◆ Exercise aim:
Pull every line of the entries that has the word "this".

◆ Source data:

## Begin

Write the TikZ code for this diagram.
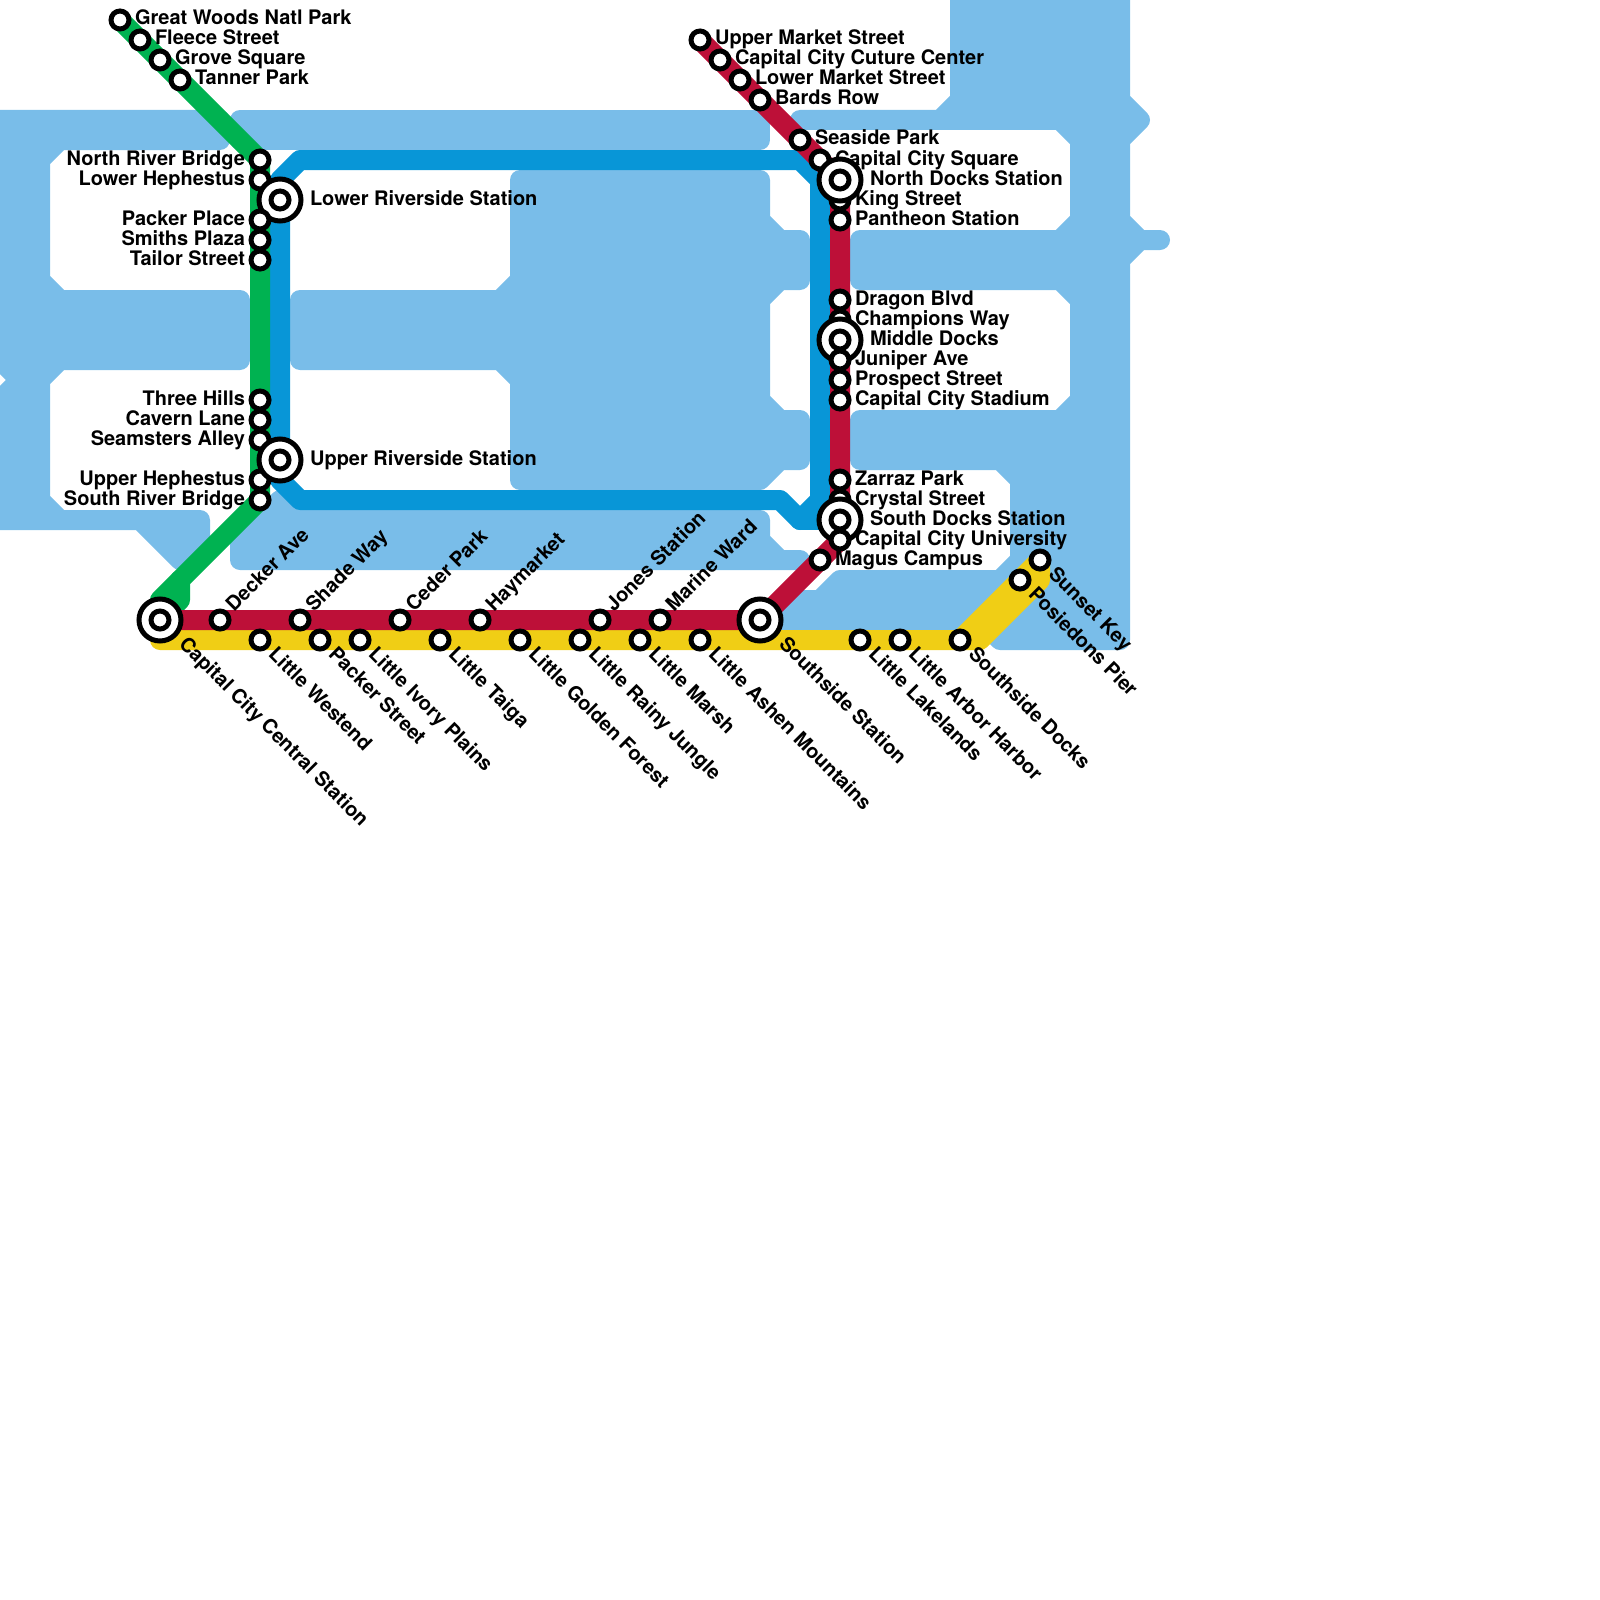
\documentclass[tikz,border=0pt]{standalone}
\usepackage{fontspec}
\setmainfont{TeX Gyre Heros}
\usetikzlibrary{backgrounds}
\definecolor{waterc}{HTML}{79BDE9}
\definecolor{bluec}{HTML}{0896D7}
\definecolor{greenc}{HTML}{00B251}
\definecolor{redc}{HTML}{BD1038}
\definecolor{yellowc}{HTML}{F0CE15}
\tikzset{
  stn/.style={circle,draw=black,fill=white,line width=5pt,minimum size=18pt,inner sep=0pt,outer sep=0pt},
  bigstn/.style={circle,draw=black,fill=white,line width=5pt,minimum size=42pt,inner sep=0pt,outer sep=0pt},
  lab/.style={font=\fontsize{20pt}{20pt}\selectfont\bfseries,inner sep=0pt,outer sep=0pt,text=black},
  water/.style={fill=waterc,draw=waterc,line width=20pt,line join=round,line cap=round},
  metro/.style={line width=20pt,line join=round,line cap=round}
}
% right label, left label, up-diagonal label, down-diagonal label
\newcommand\stR[3]{\node[stn] (#1) at (#2) {};\node[lab,anchor=base west] (#1-l) at ([shift={(15,5)}]#1.center) {#3};}
\newcommand\stL[3]{\node[stn] (#1) at (#2) {};\node[lab,anchor=base east] (#1-l) at ([shift={(-15,5)}]#1.center) {#3};}
\newcommand\stU[3]{\node[stn] (#1) at (#2) {};\node[lab,anchor=base west,rotate=45] (#1-l) at ([shift={(14,-7.5)}]#1.center) {#3};}
\newcommand\stD[3]{\node[stn] (#1) at (#2) {};\node[lab,anchor=base west,rotate=-45] (#1-l) at ([shift={(7.5,15.5)}]#1.center) {#3};}
\newcommand\bigR[3]{\node[bigstn] (#1) at (#2) {};\node[stn] (#1-c) at (#1.center) {};\node[lab,anchor=base west] (#1-l) at ([shift={(30,5)}]#1.center) {#3};}
\newcommand\bigD[3]{\node[bigstn] (#1) at (#2) {};\node[stn] (#1-c) at (#1.center) {};\node[lab,anchor=base west,rotate=-45] (#1-l) at ([shift={(18,25)}]#1.center) {#3};}
\begin{document}
\begin{tikzpicture}[x=1pt,y=-1pt]
\useasboundingbox (0,0) rectangle (1600,1600);
% stations and labels, in drawing order
\stR{greatwoods}{120,20}{Great Woods Natl Park}
\stR{fleece}{140,40}{Fleece Street}
\stR{grove}{160,60}{Grove Square}
\stR{tanner}{180,80}{Tanner Park}
\stL{northriver}{260,160}{North River Bridge}
\stL{lowerheph}{260,180}{Lower Hephestus}
\bigR{lowerriver}{280,200}{Lower Riverside Station}
\stL{packerplace}{260,220}{Packer Place}
\stL{smiths}{260,240}{Smiths Plaza}
\stL{tailor}{260,260}{Tailor Street}
\stL{threehills}{260,400}{Three Hills}
\stL{cavern}{260,420}{Cavern Lane}
\stL{seamsters}{260,440}{Seamsters Alley}
\stL{upperheph}{260,480}{Upper Hephestus}
\stL{southriver}{260,500}{South River Bridge}
\bigR{upperriver}{280,460}{Upper Riverside Station}
\bigD{central}{160,620}{Capital City Central Station}
\stU{decker}{220,620}{Decker Ave}
\stU{shade}{300,620}{Shade Way}
\stU{ceder}{400,620}{Ceder Park}
\stU{haymarket}{480,620}{Haymarket}
\stU{jones}{600,620}{Jones Station}
\stU{marine}{660,620}{Marine Ward}
\stD{westend}{260,640}{Little Westend}
\stD{packerstreet}{320,640}{Packer Street}
\stD{ivory}{360,640}{Little Ivory Plains}
\stD{taiga}{440,640}{Little Taiga}
\stD{golden}{520,640}{Little Golden Forest}
\stD{rainy}{580,640}{Little Rainy Jungle}
\stD{marsh}{640,640}{Little Marsh}
\stD{ashen}{700,640}{Little Ashen Mountains}
\bigD{southside}{760,620}{Southside Station}
\stD{lakelands}{860,640}{Little Lakelands}
\stD{arbor}{900,640}{Little Arbor Harbor}
\stD{southdocksb}{960,640}{Southside Docks}
\stD{posiedons}{1020,580}{Posiedons Pier}
\stD{sunset}{1040,560}{Sunset Key}
\stR{uppermarket}{700,40}{Upper Market Street}
\stR{culture}{720,60}{Capital City Cuture Center}
\stR{lowermarket}{740,80}{Lower Market Street}
\stR{bards}{760,100}{Bards Row}
\stR{seaside}{800,140}{Seaside Park}
\stR{ccsquare}{820,160}{Capital City Square}
\stR{king}{840,200}{King Street}
\bigR{northdocks}{840,180}{North Docks Station}
\stR{pantheon}{840,220}{Pantheon Station}
\stR{dragon}{840,300}{Dragon Blvd}
\stR{champions}{840,320}{Champions Way}
\bigR{middledocks}{840,340}{Middle Docks}
\stR{juniper}{840,360}{Juniper Ave}
\stR{prospect}{840,380}{Prospect Street}
\stR{stadium}{840,400}{Capital City Stadium}
\stR{zarraz}{840,480}{Zarraz Park}
\stR{crystal}{840,500}{Crystal Street}
\bigR{southdocks}{840,520}{South Docks Station}
\stR{university}{840,540}{Capital City University}
\stR{magus}{820,560}{Magus Campus}
\begin{scope}[on background layer]
\clip (0,0) rectangle (1600,1600);
% water
\draw[water] (-20,120) -- (220,120) -- (220,140) -- (60,140) -- (40,160) -- (40,280) -- (60,300) -- (240,300) -- (240,360) -- (60,360) -- (40,380) -- (40,500) -- (60,520) -- (200,520) -- (200,550) -- (180,560) -- (140,520) -- (-20,520) -- (-20,420) -- (20,380) -- (-20,340) -- cycle;
\draw[water] (240,120) -- (760,120) -- (760,140) -- (240,140) -- cycle;
\draw[water] (300,300) -- (500,300) -- (520,280) -- (520,180) -- (760,180) -- (760,220) -- (780,240) -- (800,240) -- (800,280) -- (780,280) -- (760,300) -- (760,400) -- (780,420) -- (800,420) -- (800,460) -- (780,460) -- (760,480) -- (520,480) -- (520,380) -- (500,360) -- (300,360) -- cycle;
\draw[water] (240,560) -- (240,540) -- (280,500) -- (300,520) -- (760,520) -- (760,540) -- (780,560) -- (800,560) -- cycle;
\draw[water] (800,120) -- (940,120) -- (960,100) -- (960,-20) -- (1120,-20) -- (1120,100) -- (1140,120) -- (1120,140) -- (1120,220) -- (1140,240) -- (1160,240) -- (1140,240) -- (1120,260) -- (1120,640) -- (1000,640) -- (980,620) -- (780,620) -- (800,600) -- (820,600) -- (840,580) -- (1000,580) -- (1020,560) -- (1020,480) -- (1000,460) -- (860,460) -- (860,420) -- (1060,420) -- (1080,400) -- (1080,300) -- (1060,280) -- (860,280) -- (860,240) -- (1060,240) -- (1080,220) -- (1080,140) -- (1060,120) -- cycle;
% bend points
\coordinate (bTL) at (300,160);
\coordinate (bTR) at (800,160);
\coordinate (bR) at (820,180);
\coordinate (bRB) at (820,500);
\coordinate (bBR) at (800,520);
\coordinate (bBM) at (780,500);
\coordinate (bBL) at (300,500);
\coordinate (bL) at (280,480);
\coordinate (bLT) at (280,180);
\coordinate (gA) at (180,580);
\coordinate (gB) at (180,600);
\coordinate (gC) at (160,600);
\coordinate (yS) at (160,640);
\coordinate (yA) at (980,640);
\coordinate (yB) at (1040,580);
% blue
\draw[metro,bluec] (bTL) -- (bTR) -- (bR) -- (bRB) -- (bBR) -- (bBM) -- (bBL) -- (bL) -- (bLT) -- cycle;
\draw[metro,bluec] (bR) -- (northdocks.center);
\draw[metro,bluec] (bBR) -- (southdocks.center);
% green
\draw[metro,greenc] (greatwoods.center) -- (northriver.center) -- (southriver.center) -- (gA) -- (gB) -- (central.center);
\draw[metro,greenc] (gA) -- (gC) -- (central.center);
% yellow
\draw[metro,yellowc] (yS) -- (yA) -- (yB) -- (sunset.center);
\draw[metro,yellowc] (southdocksb.center) -- (sunset.center);
% red
\draw[metro,redc] (central.center) -- (southside.center) -- (university.center) -- (northdocks.center) -- (uppermarket.center);
\end{scope}
\end{tikzpicture}
\end{document}
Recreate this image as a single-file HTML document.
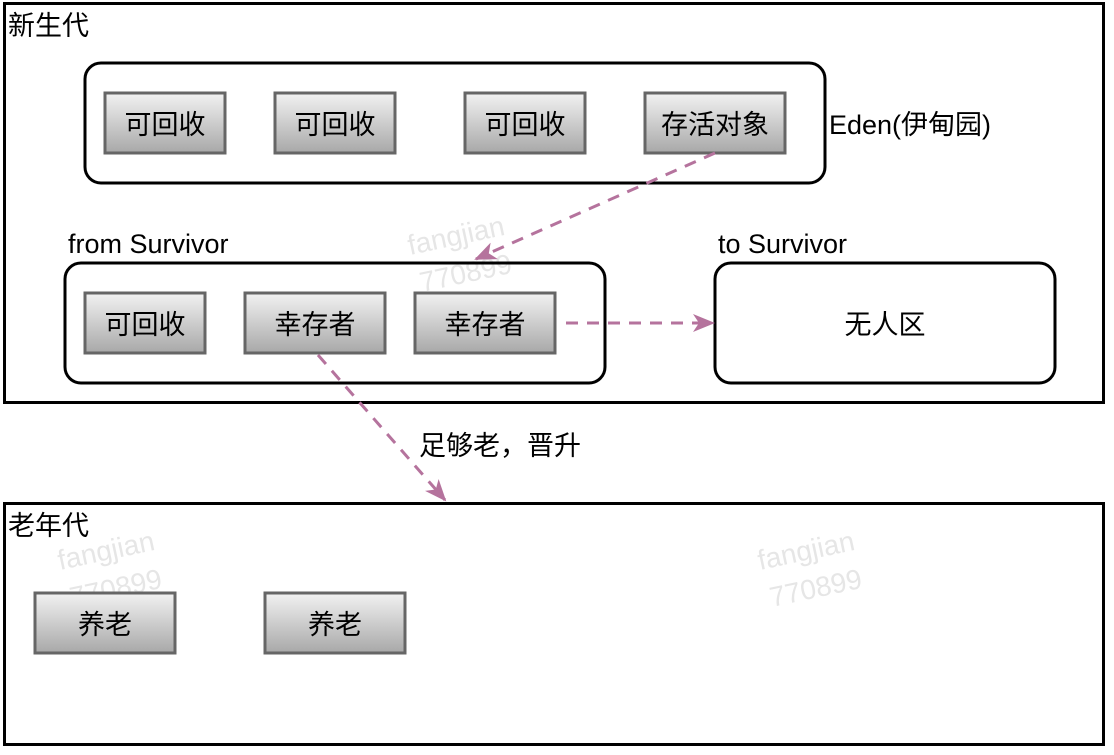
<!DOCTYPE html>
<html><head><meta charset="utf-8"><style>
body{margin:0;background:#fff}
svg text{font-family:"Liberation Sans","Noto Sans CJK SC",sans-serif}
</style></head><body>
<svg width="1114" height="750" viewBox="0 0 1114 750" xmlns="http://www.w3.org/2000/svg">
<defs>
<linearGradient id="g" x1="0" y1="0" x2="0" y2="1"><stop offset="0" stop-color="#f2f2f2"/><stop offset="1" stop-color="#a8a8a8"/></linearGradient>
<marker id="a" markerWidth="22" markerHeight="22" refX="20" refY="11" orient="auto" markerUnits="userSpaceOnUse"><path d="M0,2 L22,11 L0,20 L6,11 Z" fill="#b5739d"/></marker>
</defs>
<rect width="1114" height="750" fill="#fff"/>
<rect x="4.5" y="3.5" width="1099" height="399" fill="none" stroke="#000" stroke-width="3"/>
<rect x="4.5" y="503.5" width="1099" height="241" fill="none" stroke="#000" stroke-width="3"/>
<text x="8" y="35" font-size="27">新生代</text>
<text x="8" y="535" font-size="27">老年代</text>
<g fill="#e6e6e6" font-size="28">
<text x="410" y="255" transform="rotate(-12 410 255)">fangjian</text>
<text x="422" y="292" transform="rotate(-12 422 292)">770899</text>
<text x="60" y="570" transform="rotate(-12 60 570)">fangjian</text>
<text x="72" y="607" transform="rotate(-12 72 607)">770899</text>
<text x="760" y="570" transform="rotate(-12 760 570)">fangjian</text>
<text x="772" y="607" transform="rotate(-12 772 607)">770899</text>
</g>
<rect x="85" y="63" width="740" height="120" rx="16" fill="none" stroke="#000" stroke-width="3"/>
<rect x="65" y="263" width="540" height="120" rx="16" fill="none" stroke="#000" stroke-width="3"/>
<rect x="715" y="263" width="340" height="120" rx="16" fill="none" stroke="#000" stroke-width="3"/>
<text x="829" y="134" font-size="27">Eden(伊甸园)</text>
<text x="68" y="253" font-size="27">from Survivor</text>
<text x="718" y="253" font-size="27">to Survivor</text>
<text x="885" y="334" font-size="27" text-anchor="middle">无人区</text>
<g stroke="#666" stroke-width="3" fill="url(#g)">
<rect x="105" y="93" width="120" height="60"/>
<rect x="275" y="93" width="120" height="60"/>
<rect x="465" y="93" width="120" height="60"/>
<rect x="645" y="93" width="140" height="60"/>
<rect x="85" y="293" width="120" height="60"/>
<rect x="245" y="293" width="140" height="60"/>
<rect x="415" y="293" width="140" height="60"/>
<rect x="35" y="593" width="140" height="60"/>
<rect x="265" y="593" width="140" height="60"/>
</g>
<g font-size="27" text-anchor="middle" fill="#000">
<text x="165" y="134">可回收</text>
<text x="335" y="134">可回收</text>
<text x="525" y="134">可回收</text>
<text x="715" y="134">存活对象</text>
<text x="145" y="334">可回收</text>
<text x="315" y="334">幸存者</text>
<text x="485" y="334">幸存者</text>
<text x="105" y="634">养老</text>
<text x="335" y="634">养老</text>
</g>
<g stroke="#b5739d" stroke-width="3" stroke-dasharray="12,9" fill="none">
<line x1="715" y1="153" x2="476" y2="259" marker-end="url(#a)"/>
<line x1="566" y1="323" x2="713" y2="323" marker-end="url(#a)"/>
<line x1="318" y1="355" x2="445" y2="500" marker-end="url(#a)"/>
</g>
<text x="419" y="455" font-size="27">足够老，晋升</text>
</svg>
</body></html>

## End

◆ Answer below:
Write the TikZ code for this diagram.
Recreate this image as a single-file HTML document.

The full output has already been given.